Data risk is especially significant because project, client, contract, and resource records often exist across CRM, PSA, HR, and finance systems. If master data ownership is unclear, the ERP may go live with duplicate clients, invalid rate cards, or incomplete project hierarchies. That undermines billing accuracy and executive reporting immediately.
Reporting trust is another major risk. If executives receive dashboards that do not reconcile to finance or differ from local management reports, they revert to spreadsheets. Once that happens, the ERP loses authority as the system of record. Governance must therefore validate KPI logic early, not after deployment.
Executive recommendations for stronger rollout governance
Executives should treat the ERP rollout as an enterprise operating model program with technology as an enabler. That means assigning accountable business owners for project operations, finance controls, resource management, and portfolio reporting. IT should lead platform delivery, but business leadership must own process decisions and adoption outcomes.
Leaders should also define a small set of enterprise metrics that the rollout must improve, such as forecast accuracy, billing cycle time, utilization visibility, project margin consistency, and close duration.
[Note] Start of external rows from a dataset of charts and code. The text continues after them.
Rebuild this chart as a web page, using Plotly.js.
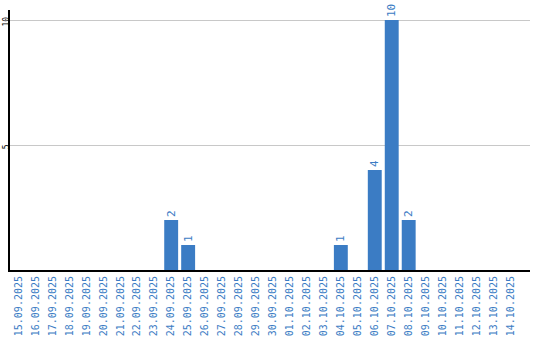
<!DOCTYPE html>
<html><head><meta charset="utf-8">
<script src="https://cdn.plot.ly/plotly-3.0.1.min.js"></script>
<style>html,body{margin:0;padding:0;background:#fff}#chart{width:540px;height:340px}</style>
</head><body><div id="chart"></div>
<script>
const dates = ["15.09.2025","16.09.2025","17.09.2025","18.09.2025","19.09.2025","20.09.2025","21.09.2025","22.09.2025","23.09.2025","24.09.2025","25.09.2025","26.09.2025","27.09.2025","28.09.2025","29.09.2025","30.09.2025","01.10.2025","02.10.2025","03.10.2025","04.10.2025","05.10.2025","06.10.2025","07.10.2025","08.10.2025","09.10.2025","10.10.2025","11.10.2025","12.10.2025","13.10.2025","14.10.2025"];
const counts = [0,0,0,0,0,0,0,0,0,2,1,0,0,0,0,0,0,0,0,1,0,4,10,2,0,0,0,0,0,0];
const yTicks = [5,10];

const blue = '#3b7cc4';
const mono = 'DejaVu Sans Mono, monospace';
Plotly.newPlot('chart', [{
  type: 'bar',
  x: dates.map((d,i)=>i),
  y: counts,
  text: counts.map(v => v ? String(v) : ''),
  textposition: 'outside',
  textangle: -90,
  textfont: {family: mono, size: 11, color: blue},
  cliponaxis: false,
  marker: {color: blue},
  hoverinfo: 'none'
}], {
  width: 540, height: 340,
  margin: {l: 10, r: 10, t: 10, b: 70, pad: 0},
  paper_bgcolor: '#fff', plot_bgcolor: '#fff',
  bargap: 0.18,
  showlegend: false,
  xaxis: {
    type: 'linear', range: [-0.5, 30.15],
    tickmode: 'array', tickvals: dates.map((d,i)=>i), ticktext: dates,
    tickangle: -90, tickfont: {family: mono, size: 10, color: blue},
    showgrid: false, zeroline: false, showline: true, linecolor: '#000', linewidth: 2,
    ticks: '', ticklen: 0
  },
  yaxis: {
    range: [0, 10.4], tickmode: 'array', tickvals: yTicks, ticktext: yTicks.map(String),
    tickangle: -90, tickfont: {family: mono, size: 8, color: '#000'},
    ticklabelstandoff: -4, ticklabelshift: 3,
    showgrid: true, gridcolor: '#c8c8c8', gridwidth: 1, zeroline: false,
    showline: true, linecolor: '#000', linewidth: 2, ticks: '', ticklen: 0
  }
}, {staticPlot: true});
</script></body></html>
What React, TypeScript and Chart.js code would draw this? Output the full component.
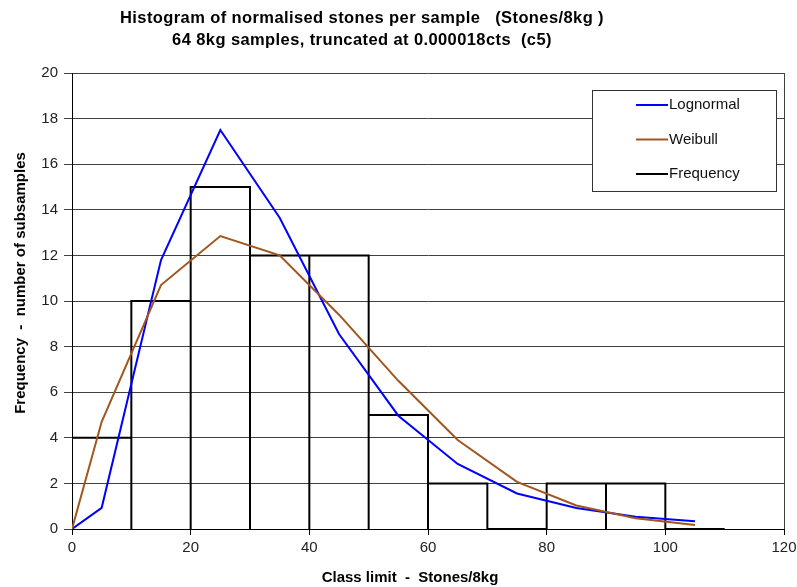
import { useEffect, useRef } from 'react';
import { Chart, registerables } from 'chart.js';

Chart.register(...registerables);

// ---- data ----
const binEdges = [0, 10, 20, 30, 40, 50, 60, 70, 80, 90, 100, 110];
const frequency = [4, 10, 15, 12, 12, 5, 2, 0, 2, 2, 0];
const curveX = [0, 5, 15, 25, 35, 45, 55, 65, 75, 85, 95, 105];
const lognormal = [0, 0.93, 11.8, 17.5, 13.65, 8.55, 4.97, 2.85, 1.56, 0.92, 0.54, 0.34];
const weibull = [0, 4.7, 10.7, 12.85, 12.0, 9.4, 6.5, 3.9, 2.07, 1.03, 0.47, 0.18];
const xTicks = { min: 0, max: 120, step: 20 };
const yTicks = { min: 0, max: 20, step: 2 };

const titleLines = [
  'Histogram of normalised stones per sample   (Stones/8kg )',
  '64 8kg samples, truncated at 0.000018cts  (c5)',
];
const xTitle = 'Class limit  -  Stones/8kg';
const yTitle = 'Frequency  -  number of subsamples';
const legendItems = [
  { label: 'Lognormal', color: '#0000FF' },
  { label: 'Weibull', color: '#A0561E' },
  { label: 'Frequency', color: '#000000' },
];

const FONT = '"Liberation Sans", Arial, sans-serif';

export default function App() {
  const ref = useRef<HTMLCanvasElement>(null);

  useEffect(() => {
    const outline: { x: number; y: number }[] = [];
    frequency.forEach((c, i) => {
      const lo = binEdges[i];
      const hi = binEdges[i + 1];
      outline.push({ x: lo, y: 0 }, { x: lo, y: c }, { x: hi, y: c }, { x: hi, y: 0 });
    });
    const logPts = curveX.map((x, i) => ({ x, y: lognormal[i] }));
    const weiPts = curveX.map((x, i) => ({ x, y: weibull[i] }));

    const decor = {
      id: 'decor',
      beforeDatasetsDraw(chart: any) {
        const { ctx, chartArea: a } = chart;
        ctx.save();
        ctx.strokeStyle = '#404040';
        ctx.lineWidth = 1;
        ctx.beginPath();
        ctx.moveTo(Math.round(a.right) + 0.5, a.top);
        ctx.lineTo(Math.round(a.right) + 0.5, a.bottom);
        ctx.stroke();
        ctx.restore();
      },
      afterDraw(chart: any) {
        const { ctx } = chart;
        ctx.save();
        ctx.fillStyle = '#000';
        ctx.textAlign = 'center';
        ctx.textBaseline = 'middle';
        ctx.font = `bold 16.5px ${FONT}`;
        (ctx as any).letterSpacing = '0.4px';
        ctx.fillText(titleLines[0], 362, 18);
        ctx.fillText(titleLines[1], 362, 40);
        (ctx as any).letterSpacing = '0px';
        ctx.font = `bold 15px ${FONT}`;
        ctx.fillText(xTitle, 410, 578);
        ctx.save();
        ctx.translate(21, 283);
        ctx.rotate(-Math.PI / 2);
        ctx.fillText(yTitle, 0, 0);
        ctx.restore();

        // legend
        const bx = 592, by = 90, bw = 184, bh = 101;
        ctx.fillStyle = '#fff';
        ctx.fillRect(bx, by, bw, bh);
        ctx.strokeStyle = '#333';
        ctx.lineWidth = 1;
        ctx.strokeRect(bx + 0.5, by + 0.5, bw, bh);
        ctx.font = `15px ${FONT}`;
        ctx.textAlign = 'left';
        legendItems.forEach((it, i) => {
          const y = 105 + i * 34.5;
          ctx.strokeStyle = it.color;
          ctx.lineWidth = 2;
          ctx.beginPath();
          ctx.moveTo(636, y);
          ctx.lineTo(668, y);
          ctx.stroke();
          ctx.fillStyle = '#111';
          ctx.fillText(it.label, 669, y);
        });
        ctx.restore();
      },
    };

    const chart = new Chart(ref.current as HTMLCanvasElement, {
      type: 'line',
      data: {
        datasets: [
          { label: 'Weibull', data: weiPts, borderColor: legendItems[1].color, borderWidth: 2, pointRadius: 0, tension: 0, fill: false },
          { label: 'Lognormal', data: logPts, borderColor: legendItems[0].color, borderWidth: 2, pointRadius: 0, tension: 0, fill: false },
          { label: 'Frequency', data: outline, borderColor: legendItems[2].color, borderWidth: 2, pointRadius: 0, tension: 0, fill: false, borderJoinStyle: 'miter' },
        ],
      },
      options: {
        responsive: false,
        animation: false,
        layout: { padding: { top: 73, right: 13, left: 0, bottom: 0 } },
        plugins: { legend: { display: false }, tooltip: { enabled: false }, title: { display: false } },
        scales: {
          x: {
            type: 'linear',
            min: xTicks.min,
            max: xTicks.max,
            ticks: { stepSize: xTicks.step, color: '#222', font: { family: FONT, size: 15 }, padding: 4, maxRotation: 0 },
            grid: { drawOnChartArea: false, drawTicks: true, tickLength: 6, color: '#000' },
            border: { color: '#000', width: 1 },
            afterFit: (s: any) => { s.height = 58; s.paddingLeft = 0; s.paddingRight = 0; },
          },
          y: {
            min: yTicks.min,
            max: yTicks.max,
            ticks: { stepSize: yTicks.step, color: '#222', font: { family: FONT, size: 15 }, padding: 6 },
            grid: { color: '#404040', tickLength: 8 },
            border: { color: '#000', width: 1 },
            afterFit: (s: any) => { s.width = 72; s.paddingTop = 0; s.paddingBottom = 0; },
          },
        },
      } as any,
      plugins: [decor],
    });
    return () => chart.destroy();
  }, []);

  return (
    <div style={{ position: 'fixed', left: 0, top: 0, width: 797, height: 587, background: '#fff' }}>
      <canvas ref={ref} width={797} height={587} style={{ display: 'block' }} />
    </div>
  );
}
These metrics create discipline in design decisions and help prevent customization requests that add complexity without measurable value.
Finally, executives should insist on wave-based deployment with formal readiness gates. A delayed wave is usually less damaging than a poorly governed go-live that disrupts billing, payroll inputs, or client reporting. Governance should reward controlled deployment quality, not artificial schedule optimism.
What mature governance looks like after go-live
Post-go-live governance should not dissolve into standard IT support. Mature firms maintain an ERP operations council that reviews enhancement demand, adoption metrics, control exceptions, release impacts, and KPI quality. This is especially important in cloud ERP environments where vendor updates, new modules, and integration changes can affect established workflows.
The most effective organizations continue to govern process compliance and portfolio data quality long after deployment. They monitor whether project managers update forecasts on time, whether practices are using approved project templates, whether billing exceptions are increasing, and whether local reporting variants are reappearing. Sustained governance protects the original modernization investment.
For professional services firms pursuing growth through acquisitions, this governance maturity becomes a strategic advantage. New entities can be onboarded into a controlled ERP template faster, with clearer data mapping, standardized workflows, and more reliable portfolio integration.
Conclusion
Professional services ERP rollout governance is the mechanism that turns a platform implementation into enterprise visibility and operational consistency. It aligns process design, data standards, cloud migration choices, deployment sequencing, and user adoption around a common operating model. Firms that govern well gain more reliable portfolio insight, stronger delivery control, and a scalable foundation for modernization. Firms that govern poorly usually end up with a technically deployed ERP that still cannot answer basic questions about margin, utilization, backlog, and delivery risk.